Exercise brief: Determine the number of lines in the listing below where the string "React" occurs; answer with the number alone.

■ ■ ■ ■ ■

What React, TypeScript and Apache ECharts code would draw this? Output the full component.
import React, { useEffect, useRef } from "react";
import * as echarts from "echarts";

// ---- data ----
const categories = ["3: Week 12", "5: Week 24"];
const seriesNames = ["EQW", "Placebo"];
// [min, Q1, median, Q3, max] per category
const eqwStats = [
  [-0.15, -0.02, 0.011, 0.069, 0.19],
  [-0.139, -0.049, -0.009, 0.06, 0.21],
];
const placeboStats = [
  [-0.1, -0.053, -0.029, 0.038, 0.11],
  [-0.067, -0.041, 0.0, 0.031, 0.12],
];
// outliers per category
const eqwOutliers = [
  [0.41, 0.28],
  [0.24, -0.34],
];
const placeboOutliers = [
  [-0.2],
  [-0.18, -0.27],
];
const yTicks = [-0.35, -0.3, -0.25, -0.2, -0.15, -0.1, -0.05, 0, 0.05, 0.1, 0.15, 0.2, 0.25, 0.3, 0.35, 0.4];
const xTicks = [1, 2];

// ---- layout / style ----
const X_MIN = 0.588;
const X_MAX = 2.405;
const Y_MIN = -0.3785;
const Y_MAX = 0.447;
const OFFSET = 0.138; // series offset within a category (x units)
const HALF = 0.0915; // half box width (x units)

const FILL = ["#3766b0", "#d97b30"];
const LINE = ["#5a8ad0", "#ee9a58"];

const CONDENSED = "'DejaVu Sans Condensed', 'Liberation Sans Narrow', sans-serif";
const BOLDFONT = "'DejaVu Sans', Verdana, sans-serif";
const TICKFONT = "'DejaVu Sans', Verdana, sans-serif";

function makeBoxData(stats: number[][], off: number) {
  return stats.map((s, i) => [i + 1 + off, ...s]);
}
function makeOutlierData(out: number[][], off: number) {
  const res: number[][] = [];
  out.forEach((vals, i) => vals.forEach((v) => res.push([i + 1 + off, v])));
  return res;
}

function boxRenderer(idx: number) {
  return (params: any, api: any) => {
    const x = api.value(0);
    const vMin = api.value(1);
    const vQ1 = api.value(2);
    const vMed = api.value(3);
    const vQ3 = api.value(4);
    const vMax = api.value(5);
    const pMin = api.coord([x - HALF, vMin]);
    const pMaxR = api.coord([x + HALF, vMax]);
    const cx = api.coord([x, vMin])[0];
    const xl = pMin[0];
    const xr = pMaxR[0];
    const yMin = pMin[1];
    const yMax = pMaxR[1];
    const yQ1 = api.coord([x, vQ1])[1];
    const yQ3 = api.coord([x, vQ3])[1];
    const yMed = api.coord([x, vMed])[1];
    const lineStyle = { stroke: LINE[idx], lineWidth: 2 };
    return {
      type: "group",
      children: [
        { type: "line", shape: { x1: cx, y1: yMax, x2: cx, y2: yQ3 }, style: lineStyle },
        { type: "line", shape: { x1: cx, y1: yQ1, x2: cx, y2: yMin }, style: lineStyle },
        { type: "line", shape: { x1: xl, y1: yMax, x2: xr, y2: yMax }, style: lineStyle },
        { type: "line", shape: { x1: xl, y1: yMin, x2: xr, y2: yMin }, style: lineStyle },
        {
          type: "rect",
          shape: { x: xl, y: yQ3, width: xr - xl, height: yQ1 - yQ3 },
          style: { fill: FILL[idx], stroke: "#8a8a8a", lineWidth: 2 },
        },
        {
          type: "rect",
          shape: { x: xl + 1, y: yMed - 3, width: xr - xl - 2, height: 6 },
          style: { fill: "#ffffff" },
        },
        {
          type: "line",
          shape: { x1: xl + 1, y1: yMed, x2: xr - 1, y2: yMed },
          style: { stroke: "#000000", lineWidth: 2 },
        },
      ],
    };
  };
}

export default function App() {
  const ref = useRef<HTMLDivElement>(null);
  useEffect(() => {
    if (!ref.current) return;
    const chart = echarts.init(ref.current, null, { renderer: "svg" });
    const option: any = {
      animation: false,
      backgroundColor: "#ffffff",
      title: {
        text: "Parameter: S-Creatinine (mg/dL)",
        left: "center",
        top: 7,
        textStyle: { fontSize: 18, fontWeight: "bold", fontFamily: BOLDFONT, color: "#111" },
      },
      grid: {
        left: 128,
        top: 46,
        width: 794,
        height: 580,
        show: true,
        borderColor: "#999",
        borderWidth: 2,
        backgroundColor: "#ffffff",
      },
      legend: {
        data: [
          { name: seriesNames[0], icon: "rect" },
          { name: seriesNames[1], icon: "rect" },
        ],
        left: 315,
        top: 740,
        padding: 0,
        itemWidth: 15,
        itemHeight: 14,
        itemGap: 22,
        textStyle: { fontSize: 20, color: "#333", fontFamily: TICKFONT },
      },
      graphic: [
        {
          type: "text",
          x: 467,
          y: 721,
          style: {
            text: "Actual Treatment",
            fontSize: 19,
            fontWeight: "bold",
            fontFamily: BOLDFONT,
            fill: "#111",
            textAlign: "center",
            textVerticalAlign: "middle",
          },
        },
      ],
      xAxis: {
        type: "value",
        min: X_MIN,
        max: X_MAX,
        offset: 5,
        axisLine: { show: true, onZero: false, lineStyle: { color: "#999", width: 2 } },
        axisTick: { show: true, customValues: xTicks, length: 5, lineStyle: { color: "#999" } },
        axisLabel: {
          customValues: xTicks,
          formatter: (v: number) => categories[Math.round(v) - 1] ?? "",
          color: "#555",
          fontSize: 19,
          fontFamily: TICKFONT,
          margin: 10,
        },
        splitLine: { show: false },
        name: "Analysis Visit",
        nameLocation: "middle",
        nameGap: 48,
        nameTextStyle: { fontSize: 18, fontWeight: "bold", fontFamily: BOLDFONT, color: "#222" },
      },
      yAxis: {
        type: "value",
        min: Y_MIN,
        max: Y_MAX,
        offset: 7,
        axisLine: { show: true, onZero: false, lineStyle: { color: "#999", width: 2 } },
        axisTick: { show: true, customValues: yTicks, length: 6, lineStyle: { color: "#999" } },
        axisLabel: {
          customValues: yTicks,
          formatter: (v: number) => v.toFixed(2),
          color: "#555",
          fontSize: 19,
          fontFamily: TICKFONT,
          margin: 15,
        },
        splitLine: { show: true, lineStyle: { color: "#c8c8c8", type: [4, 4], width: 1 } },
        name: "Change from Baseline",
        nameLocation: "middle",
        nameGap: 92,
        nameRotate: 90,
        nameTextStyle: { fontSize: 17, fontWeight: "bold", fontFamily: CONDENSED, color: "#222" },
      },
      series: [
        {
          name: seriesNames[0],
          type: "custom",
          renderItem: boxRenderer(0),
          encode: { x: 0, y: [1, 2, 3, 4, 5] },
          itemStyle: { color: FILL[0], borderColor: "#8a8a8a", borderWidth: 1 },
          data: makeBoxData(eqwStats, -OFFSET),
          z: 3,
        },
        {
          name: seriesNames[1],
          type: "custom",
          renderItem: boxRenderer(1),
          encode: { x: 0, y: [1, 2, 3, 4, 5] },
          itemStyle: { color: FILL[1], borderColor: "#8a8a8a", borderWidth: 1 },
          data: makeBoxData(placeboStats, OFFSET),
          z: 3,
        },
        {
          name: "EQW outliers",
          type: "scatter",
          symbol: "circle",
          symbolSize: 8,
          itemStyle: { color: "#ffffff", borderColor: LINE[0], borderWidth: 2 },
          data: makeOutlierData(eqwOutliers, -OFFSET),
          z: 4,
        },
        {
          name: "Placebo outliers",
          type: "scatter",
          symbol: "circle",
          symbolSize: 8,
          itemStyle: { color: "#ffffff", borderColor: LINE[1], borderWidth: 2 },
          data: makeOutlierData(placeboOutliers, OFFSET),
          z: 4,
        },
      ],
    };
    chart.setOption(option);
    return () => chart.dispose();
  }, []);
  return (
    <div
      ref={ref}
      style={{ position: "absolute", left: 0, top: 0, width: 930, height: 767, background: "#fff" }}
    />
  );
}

■ ■ ■ ■ ■

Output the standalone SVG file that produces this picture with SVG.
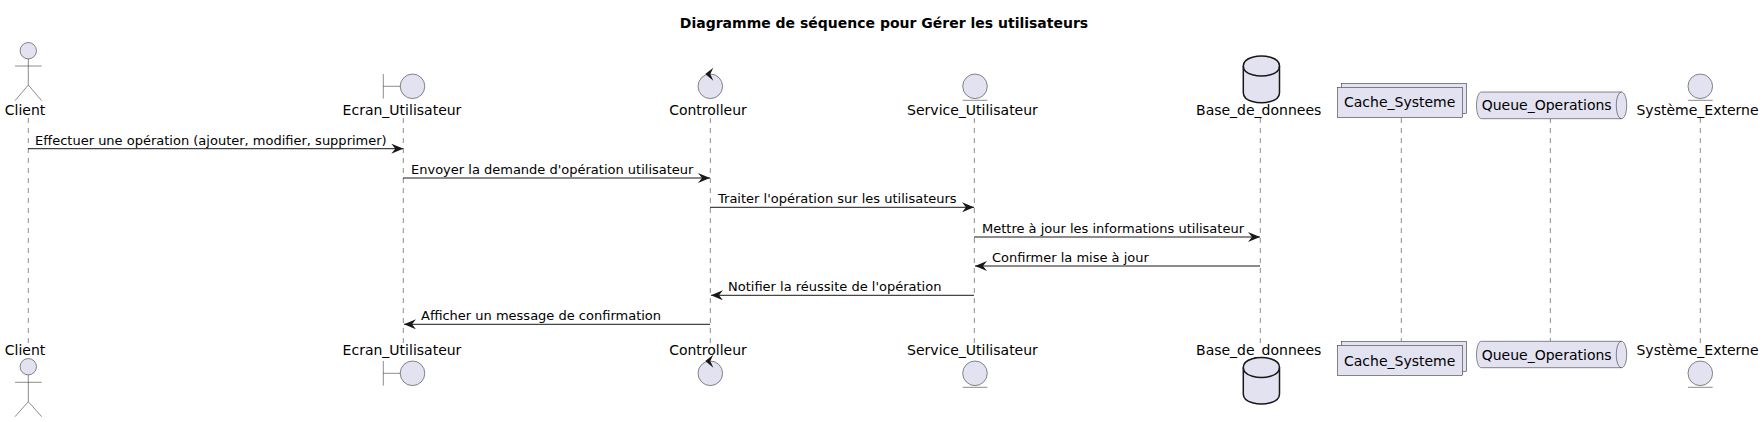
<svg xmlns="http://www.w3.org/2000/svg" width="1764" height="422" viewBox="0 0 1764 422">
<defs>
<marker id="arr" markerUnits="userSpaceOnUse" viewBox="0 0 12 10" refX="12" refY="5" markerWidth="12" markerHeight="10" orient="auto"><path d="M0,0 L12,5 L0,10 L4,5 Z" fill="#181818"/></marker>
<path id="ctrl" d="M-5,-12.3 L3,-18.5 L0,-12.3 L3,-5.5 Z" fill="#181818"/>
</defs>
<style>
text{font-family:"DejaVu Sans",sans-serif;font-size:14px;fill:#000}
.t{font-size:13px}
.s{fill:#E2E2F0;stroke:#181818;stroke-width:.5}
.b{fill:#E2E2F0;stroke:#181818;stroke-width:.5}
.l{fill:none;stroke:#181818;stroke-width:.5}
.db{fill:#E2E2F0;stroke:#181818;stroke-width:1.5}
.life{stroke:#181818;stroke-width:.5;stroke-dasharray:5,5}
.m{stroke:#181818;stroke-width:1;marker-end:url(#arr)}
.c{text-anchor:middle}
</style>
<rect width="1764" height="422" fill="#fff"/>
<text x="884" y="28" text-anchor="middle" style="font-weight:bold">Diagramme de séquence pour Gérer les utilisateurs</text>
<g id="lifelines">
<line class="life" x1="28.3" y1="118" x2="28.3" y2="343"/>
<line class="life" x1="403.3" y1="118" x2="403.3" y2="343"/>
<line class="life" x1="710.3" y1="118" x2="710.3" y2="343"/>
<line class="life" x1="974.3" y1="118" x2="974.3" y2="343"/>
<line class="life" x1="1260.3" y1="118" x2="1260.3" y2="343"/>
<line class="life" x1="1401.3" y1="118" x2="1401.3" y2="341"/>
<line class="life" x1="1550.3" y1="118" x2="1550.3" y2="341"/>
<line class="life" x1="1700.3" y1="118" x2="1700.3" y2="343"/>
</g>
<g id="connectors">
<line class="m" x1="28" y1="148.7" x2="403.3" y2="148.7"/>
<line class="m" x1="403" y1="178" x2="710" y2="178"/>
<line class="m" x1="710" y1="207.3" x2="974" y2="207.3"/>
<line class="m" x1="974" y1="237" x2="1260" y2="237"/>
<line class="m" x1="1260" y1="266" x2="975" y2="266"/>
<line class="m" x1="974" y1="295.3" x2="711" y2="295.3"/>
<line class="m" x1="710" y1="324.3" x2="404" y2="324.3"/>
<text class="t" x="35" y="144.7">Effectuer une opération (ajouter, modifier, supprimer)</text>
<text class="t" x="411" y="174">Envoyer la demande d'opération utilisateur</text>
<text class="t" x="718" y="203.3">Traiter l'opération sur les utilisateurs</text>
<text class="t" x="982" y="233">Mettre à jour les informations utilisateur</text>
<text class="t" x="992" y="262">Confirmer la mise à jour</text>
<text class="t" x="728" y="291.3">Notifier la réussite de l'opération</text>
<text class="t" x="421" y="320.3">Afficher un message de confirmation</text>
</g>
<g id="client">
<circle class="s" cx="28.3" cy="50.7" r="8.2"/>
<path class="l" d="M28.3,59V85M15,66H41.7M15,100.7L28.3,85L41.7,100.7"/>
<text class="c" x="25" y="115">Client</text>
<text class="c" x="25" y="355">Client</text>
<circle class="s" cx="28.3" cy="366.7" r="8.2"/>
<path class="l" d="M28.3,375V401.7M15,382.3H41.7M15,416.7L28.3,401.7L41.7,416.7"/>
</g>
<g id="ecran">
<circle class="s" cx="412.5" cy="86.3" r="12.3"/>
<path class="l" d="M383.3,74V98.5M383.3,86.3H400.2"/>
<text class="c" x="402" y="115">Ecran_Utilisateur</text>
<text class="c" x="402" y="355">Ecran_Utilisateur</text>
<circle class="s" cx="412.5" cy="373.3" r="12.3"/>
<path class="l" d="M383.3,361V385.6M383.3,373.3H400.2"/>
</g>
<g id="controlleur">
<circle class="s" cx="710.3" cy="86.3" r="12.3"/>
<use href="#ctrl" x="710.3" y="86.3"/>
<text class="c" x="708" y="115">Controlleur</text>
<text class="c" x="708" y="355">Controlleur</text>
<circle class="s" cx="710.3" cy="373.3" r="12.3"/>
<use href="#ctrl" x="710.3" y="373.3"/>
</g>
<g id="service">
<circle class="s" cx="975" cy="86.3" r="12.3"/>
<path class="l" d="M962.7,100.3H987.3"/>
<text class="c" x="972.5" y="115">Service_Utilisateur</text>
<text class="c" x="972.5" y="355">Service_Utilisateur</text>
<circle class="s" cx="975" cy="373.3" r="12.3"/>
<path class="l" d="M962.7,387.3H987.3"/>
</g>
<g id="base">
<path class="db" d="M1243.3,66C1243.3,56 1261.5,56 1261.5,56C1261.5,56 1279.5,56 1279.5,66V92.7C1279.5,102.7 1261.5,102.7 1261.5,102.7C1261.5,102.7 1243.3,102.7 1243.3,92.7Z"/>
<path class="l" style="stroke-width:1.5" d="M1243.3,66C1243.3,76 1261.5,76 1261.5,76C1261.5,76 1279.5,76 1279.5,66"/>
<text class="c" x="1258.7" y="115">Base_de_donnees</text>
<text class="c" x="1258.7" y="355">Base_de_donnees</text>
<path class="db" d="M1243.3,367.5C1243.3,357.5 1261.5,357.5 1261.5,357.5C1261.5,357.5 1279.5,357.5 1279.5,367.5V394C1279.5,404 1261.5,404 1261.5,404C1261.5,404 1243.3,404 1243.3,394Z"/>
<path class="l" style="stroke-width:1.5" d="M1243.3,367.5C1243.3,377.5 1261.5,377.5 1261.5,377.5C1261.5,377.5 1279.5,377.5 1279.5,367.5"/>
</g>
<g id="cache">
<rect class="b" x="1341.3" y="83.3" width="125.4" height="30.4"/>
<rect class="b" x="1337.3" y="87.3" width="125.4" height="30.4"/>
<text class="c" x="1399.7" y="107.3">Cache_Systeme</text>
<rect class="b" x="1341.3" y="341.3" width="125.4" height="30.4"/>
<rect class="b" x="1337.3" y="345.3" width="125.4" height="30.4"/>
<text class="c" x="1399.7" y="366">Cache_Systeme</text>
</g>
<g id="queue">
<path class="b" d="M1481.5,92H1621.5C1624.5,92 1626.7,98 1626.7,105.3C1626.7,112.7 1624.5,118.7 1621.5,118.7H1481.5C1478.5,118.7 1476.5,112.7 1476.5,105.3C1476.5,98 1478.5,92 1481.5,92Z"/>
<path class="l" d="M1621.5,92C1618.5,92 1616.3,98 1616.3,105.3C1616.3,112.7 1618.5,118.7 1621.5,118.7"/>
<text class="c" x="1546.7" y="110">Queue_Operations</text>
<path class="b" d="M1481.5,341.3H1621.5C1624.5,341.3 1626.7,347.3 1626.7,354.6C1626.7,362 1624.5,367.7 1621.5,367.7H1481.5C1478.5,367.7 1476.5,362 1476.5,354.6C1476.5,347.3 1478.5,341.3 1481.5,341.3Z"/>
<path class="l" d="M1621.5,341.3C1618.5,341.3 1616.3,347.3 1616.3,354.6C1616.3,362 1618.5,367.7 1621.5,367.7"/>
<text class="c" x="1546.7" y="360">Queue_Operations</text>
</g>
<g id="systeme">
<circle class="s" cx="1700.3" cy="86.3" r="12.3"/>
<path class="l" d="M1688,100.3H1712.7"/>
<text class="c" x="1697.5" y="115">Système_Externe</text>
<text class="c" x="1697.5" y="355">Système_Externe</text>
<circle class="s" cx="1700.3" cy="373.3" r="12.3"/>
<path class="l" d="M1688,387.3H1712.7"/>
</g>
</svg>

■ ■ ■ ■ ■

Solution: 2